=== Dataset excerpts ===
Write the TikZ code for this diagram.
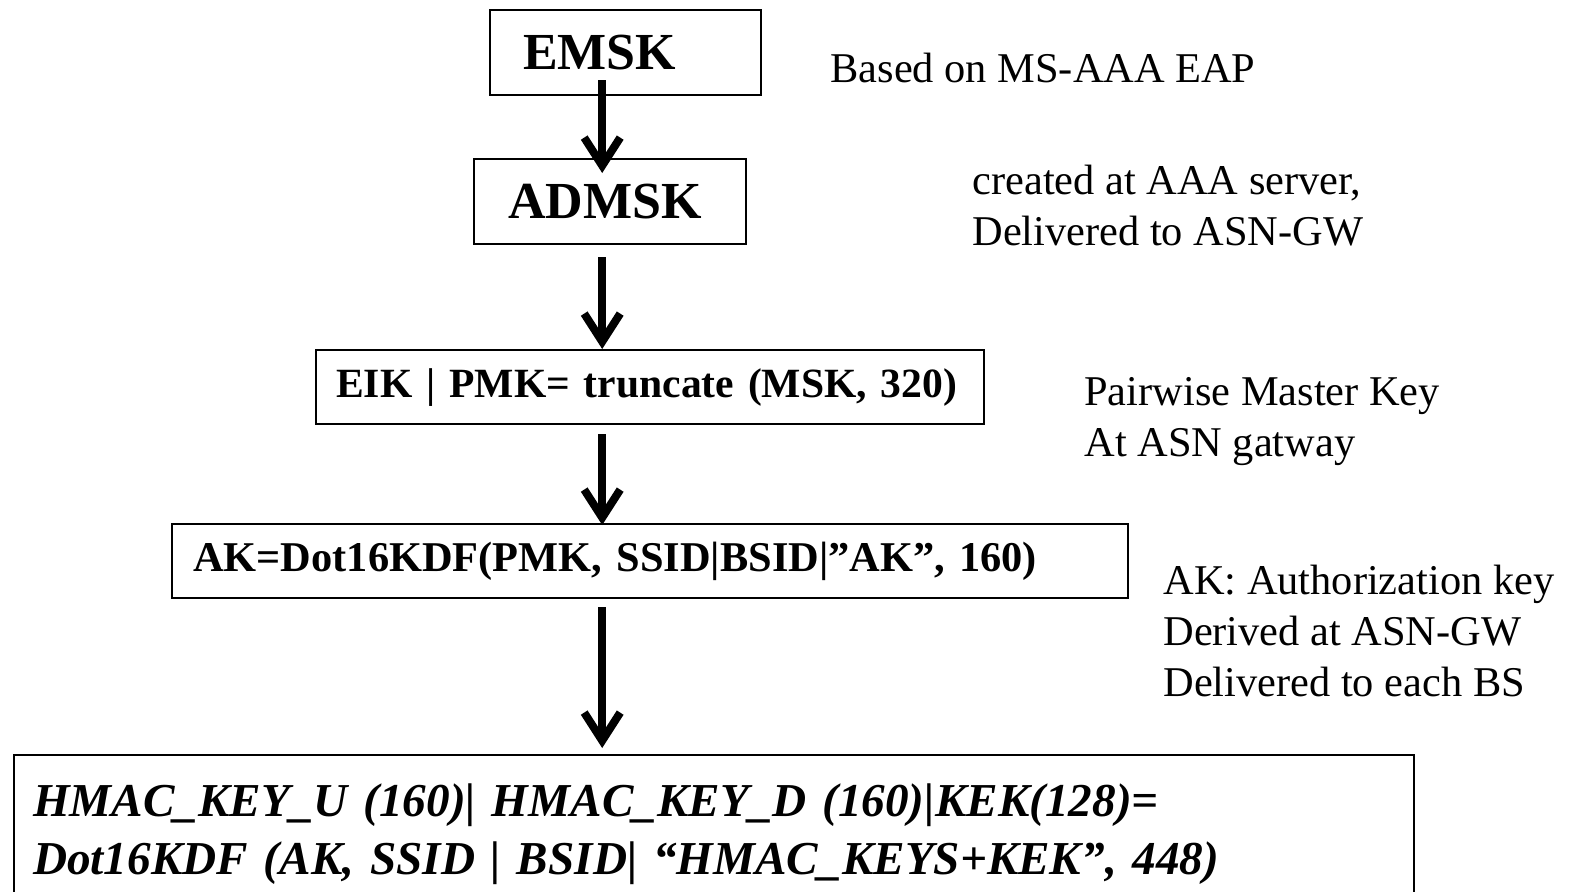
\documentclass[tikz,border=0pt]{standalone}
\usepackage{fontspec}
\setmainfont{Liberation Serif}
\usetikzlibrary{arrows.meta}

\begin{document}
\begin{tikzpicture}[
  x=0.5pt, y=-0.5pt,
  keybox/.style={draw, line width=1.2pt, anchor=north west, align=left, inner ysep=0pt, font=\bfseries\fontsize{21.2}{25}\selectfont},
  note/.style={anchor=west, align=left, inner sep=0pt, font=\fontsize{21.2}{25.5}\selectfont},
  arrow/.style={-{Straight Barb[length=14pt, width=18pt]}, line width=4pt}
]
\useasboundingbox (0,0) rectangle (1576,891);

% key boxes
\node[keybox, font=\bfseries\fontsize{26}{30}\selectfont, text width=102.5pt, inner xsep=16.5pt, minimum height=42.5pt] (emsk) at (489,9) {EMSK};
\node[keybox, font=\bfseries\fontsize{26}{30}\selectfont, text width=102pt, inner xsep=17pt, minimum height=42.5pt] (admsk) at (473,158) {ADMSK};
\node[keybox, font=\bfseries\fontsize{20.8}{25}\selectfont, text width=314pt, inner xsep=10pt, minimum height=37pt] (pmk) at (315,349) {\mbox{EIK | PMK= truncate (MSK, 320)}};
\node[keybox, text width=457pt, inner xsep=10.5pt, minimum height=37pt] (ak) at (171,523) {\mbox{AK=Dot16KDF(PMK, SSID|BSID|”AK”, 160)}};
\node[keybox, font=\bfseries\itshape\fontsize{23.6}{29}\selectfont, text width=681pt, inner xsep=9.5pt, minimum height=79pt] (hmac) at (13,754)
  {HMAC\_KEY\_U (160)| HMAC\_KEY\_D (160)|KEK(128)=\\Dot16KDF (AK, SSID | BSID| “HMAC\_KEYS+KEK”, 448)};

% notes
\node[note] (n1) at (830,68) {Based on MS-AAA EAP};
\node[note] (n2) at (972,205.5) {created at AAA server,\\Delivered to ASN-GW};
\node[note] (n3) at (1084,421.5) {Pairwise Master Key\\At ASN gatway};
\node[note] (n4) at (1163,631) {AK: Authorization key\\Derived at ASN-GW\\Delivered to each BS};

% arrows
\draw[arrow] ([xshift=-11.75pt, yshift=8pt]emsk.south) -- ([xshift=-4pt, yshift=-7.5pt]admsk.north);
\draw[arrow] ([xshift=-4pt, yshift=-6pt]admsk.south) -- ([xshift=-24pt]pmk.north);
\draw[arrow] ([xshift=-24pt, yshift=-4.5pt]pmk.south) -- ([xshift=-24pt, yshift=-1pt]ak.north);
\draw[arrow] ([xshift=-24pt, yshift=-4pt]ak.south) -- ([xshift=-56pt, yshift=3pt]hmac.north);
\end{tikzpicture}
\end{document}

...

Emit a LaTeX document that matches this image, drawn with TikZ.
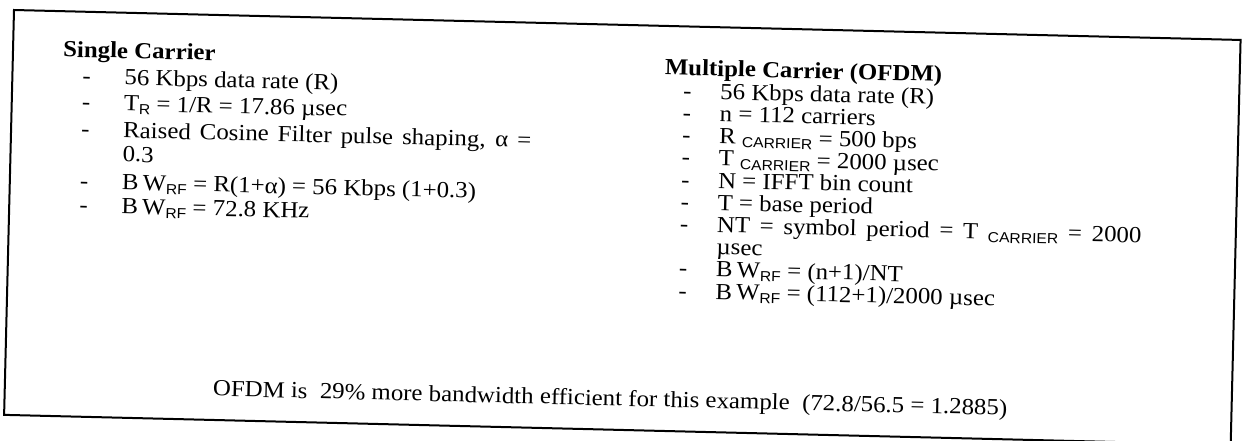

--

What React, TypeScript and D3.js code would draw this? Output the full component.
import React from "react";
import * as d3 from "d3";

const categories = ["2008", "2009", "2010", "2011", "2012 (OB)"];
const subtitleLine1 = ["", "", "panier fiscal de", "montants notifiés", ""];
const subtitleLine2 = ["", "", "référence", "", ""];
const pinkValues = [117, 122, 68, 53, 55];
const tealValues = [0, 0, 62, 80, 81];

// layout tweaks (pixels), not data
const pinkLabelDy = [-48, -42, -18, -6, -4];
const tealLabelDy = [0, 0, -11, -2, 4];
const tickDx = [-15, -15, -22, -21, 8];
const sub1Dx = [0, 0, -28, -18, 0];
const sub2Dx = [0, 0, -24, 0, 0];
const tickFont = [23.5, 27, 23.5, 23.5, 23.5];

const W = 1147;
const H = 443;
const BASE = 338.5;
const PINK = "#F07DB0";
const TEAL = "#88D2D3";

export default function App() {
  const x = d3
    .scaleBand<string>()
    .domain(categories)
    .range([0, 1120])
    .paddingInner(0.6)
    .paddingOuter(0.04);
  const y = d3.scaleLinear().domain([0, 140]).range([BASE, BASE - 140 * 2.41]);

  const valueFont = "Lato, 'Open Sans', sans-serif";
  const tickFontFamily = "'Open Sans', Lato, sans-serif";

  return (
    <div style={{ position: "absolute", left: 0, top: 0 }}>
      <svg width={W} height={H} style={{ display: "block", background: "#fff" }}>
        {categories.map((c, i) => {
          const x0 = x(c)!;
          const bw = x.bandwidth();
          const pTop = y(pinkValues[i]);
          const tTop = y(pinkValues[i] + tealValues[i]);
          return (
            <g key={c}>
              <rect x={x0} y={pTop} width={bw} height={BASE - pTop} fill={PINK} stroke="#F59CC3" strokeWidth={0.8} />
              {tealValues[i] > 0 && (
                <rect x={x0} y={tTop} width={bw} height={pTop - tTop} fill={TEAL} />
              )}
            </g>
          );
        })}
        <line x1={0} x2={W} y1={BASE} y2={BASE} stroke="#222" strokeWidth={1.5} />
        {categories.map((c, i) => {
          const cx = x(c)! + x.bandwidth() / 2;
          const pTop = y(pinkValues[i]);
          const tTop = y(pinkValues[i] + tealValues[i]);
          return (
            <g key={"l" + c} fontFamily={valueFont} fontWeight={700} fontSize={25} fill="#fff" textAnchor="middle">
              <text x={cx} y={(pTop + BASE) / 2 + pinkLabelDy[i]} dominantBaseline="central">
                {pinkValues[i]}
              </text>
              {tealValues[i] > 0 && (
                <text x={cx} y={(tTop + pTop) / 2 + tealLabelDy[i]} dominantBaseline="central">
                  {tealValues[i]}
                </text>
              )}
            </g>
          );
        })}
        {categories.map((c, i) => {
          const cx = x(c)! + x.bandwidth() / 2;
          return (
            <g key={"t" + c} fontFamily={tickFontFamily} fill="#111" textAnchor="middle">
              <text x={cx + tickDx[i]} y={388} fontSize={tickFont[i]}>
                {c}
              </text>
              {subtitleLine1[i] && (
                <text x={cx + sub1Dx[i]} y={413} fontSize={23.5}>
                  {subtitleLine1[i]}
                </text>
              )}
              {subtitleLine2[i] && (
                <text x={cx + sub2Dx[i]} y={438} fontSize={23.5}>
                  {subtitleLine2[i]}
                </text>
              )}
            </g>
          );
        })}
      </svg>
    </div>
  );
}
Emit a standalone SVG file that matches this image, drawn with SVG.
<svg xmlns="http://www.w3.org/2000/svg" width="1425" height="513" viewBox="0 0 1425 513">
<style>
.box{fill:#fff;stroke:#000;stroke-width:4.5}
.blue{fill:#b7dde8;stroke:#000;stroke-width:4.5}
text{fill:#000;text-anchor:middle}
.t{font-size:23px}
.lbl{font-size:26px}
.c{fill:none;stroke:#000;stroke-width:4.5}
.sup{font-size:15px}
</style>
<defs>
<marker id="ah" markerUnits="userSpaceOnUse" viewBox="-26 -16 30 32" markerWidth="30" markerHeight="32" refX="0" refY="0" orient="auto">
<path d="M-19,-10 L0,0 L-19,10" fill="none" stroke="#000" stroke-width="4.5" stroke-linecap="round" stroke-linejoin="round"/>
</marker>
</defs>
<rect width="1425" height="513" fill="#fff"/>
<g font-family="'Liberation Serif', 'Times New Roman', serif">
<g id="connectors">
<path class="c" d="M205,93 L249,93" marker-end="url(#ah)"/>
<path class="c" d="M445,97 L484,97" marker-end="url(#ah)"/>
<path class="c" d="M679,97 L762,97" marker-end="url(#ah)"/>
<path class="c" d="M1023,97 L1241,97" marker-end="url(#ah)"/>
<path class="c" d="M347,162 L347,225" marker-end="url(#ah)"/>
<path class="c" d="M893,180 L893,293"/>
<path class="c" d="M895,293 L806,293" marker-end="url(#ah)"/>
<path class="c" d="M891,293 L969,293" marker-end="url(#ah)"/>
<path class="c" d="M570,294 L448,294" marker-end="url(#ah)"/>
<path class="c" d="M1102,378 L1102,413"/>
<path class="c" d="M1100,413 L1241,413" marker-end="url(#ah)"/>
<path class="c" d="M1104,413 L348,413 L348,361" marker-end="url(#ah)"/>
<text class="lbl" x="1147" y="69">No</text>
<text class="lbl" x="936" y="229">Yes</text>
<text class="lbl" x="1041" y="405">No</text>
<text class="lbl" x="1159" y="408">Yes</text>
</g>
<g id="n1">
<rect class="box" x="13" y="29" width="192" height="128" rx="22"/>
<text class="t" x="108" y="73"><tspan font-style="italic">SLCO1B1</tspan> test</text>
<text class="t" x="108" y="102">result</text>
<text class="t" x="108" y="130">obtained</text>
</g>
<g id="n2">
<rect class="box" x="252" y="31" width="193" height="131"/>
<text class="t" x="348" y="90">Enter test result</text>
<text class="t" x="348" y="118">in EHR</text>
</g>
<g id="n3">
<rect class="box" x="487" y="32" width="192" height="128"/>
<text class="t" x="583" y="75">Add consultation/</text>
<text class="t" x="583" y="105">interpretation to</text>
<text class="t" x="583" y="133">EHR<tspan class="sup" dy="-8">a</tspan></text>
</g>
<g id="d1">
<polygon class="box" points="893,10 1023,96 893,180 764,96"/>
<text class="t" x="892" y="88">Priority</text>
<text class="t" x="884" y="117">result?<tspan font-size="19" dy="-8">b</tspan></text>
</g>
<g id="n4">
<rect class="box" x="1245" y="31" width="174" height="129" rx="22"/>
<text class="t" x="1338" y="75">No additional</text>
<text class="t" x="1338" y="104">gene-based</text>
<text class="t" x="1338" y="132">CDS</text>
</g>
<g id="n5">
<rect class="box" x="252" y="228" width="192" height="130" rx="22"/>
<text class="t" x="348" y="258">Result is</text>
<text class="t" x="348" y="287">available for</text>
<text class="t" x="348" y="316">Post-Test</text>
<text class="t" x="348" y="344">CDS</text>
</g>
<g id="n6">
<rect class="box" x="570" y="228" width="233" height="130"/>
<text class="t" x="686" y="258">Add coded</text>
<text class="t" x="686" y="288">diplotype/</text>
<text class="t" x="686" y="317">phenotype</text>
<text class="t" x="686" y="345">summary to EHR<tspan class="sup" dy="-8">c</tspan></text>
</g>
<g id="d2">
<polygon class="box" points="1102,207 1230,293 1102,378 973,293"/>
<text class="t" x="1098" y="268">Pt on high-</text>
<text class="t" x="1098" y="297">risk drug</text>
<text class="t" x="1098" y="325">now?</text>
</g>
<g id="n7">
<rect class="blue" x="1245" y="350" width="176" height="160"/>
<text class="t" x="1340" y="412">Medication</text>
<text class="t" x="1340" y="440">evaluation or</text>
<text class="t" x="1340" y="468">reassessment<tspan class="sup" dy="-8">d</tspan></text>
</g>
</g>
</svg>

=== Problem details ===
Output, from the data above, the lines from the line with "What React, TypeScript" to the line with "const tealValues = [0, 0, 62, 80, 81];" exactly as they stand, both ends included and nothing else.

=== Result ===
What React, TypeScript and D3.js code would draw this? Output the full component.
import React from "react";
import * as d3 from "d3";

const categories = ["2008", "2009", "2010", "2011", "2012 (OB)"];
const subtitleLine1 = ["", "", "panier fiscal de", "montants notifiés", ""];
const subtitleLine2 = ["", "", "référence", "", ""];
const pinkValues = [117, 122, 68, 53, 55];
const tealValues = [0, 0, 62, 80, 81];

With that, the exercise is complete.